Avec la ferme intention d'éviter à tout prix le regard condescendant d'un adulte qui impose une vision sublimée de l'adolescence, Lola Doillon a tenu à rester fidèle à la réalité de ces jeunes. Y compris sur le plan du langage. Les protagonistes d'Et toi t'es sur qui? s'expriment dans une langue qui, c'est le moins que l'on puisse dire, n'a plus grand-chose à voir avec le français «international». Le fait que le film prenne l'affiche chez nous sans aucun sous-titre risque aussi de dérouter certains spectateurs.

«J'ai beaucoup réfléchi à cet aspect des choses, explique la réalisatrice, car la langue qu'utilisent les jeunes est tout aussi difficile à comprendre pour nous, Français âgés de plus de 30 ans! Mais j'ai décidé de ne pas tricher sur ce plan car le ton aurait alors été faux. Or, ma préoccupation était justement de faire écho à la réalité, en filmant ces ados à leur hauteur. De cette façon, on entre vraiment dans leur vie. Les écouter demande un effort. J'admets volontiers qu'un temps d'adaptation est nécessaire, mais je crois qu'on en vient à comprendre les codes de leur langage au bout d'un moment.»

Sélectionné au Festival de Cannes dans la section Un certain regard (la section officielle non compétitive du Festival), Et toi t'es sur qui? fut avantageusement remarqué par la presse française. Lola Doillon attribue cette attention à sa sélection cannoise.

«Il s'agit d'un tout petit film, fait-elle remarquer.

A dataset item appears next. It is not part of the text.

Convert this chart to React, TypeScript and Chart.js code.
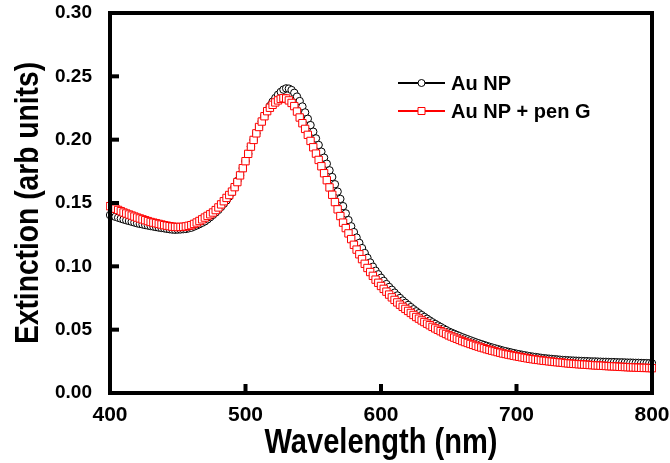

Il est certain que la présentation sur la Croisette lui a donné une visibilité qu'il n'aurait probablement pu avoir autrement. Il y a d'ailleurs plus d'adultes que d'ados qui sont allés voir ce film en salle. Cela dit, les ados qui l'ont vu étaient heureux de me faire savoir qu'ils n'avaient pas dormi pendant la représentation; qu'ils s'étaient même bien marrés! Je l'ai pris comme un ultime compliment!»

Sa vocation de cinéaste ne faisant désormais plus aucun doute, Lola Doillon s'apprête à plancher sur un nouveau projet. Elle ne craint pas les comparaisons inévitables qui seront faites avec les films de son père.

«Notre approche est foncièrement différente même si, forcément, des thèmes se recoupent, souligne-t-elle. On m'a beaucoup demandé si je ne craignais pas d'être comparée à lui, étant donné qu'il a aussi tourné avec des adolescents. J'ai alors toujours envie de répondre que mon père a abordé beaucoup d'autres thèmes. Et que s'il fallait que je m'attarde à cela, il ne me resterait plus à faire que des westerns, des films d'horreur ou des films de cul!»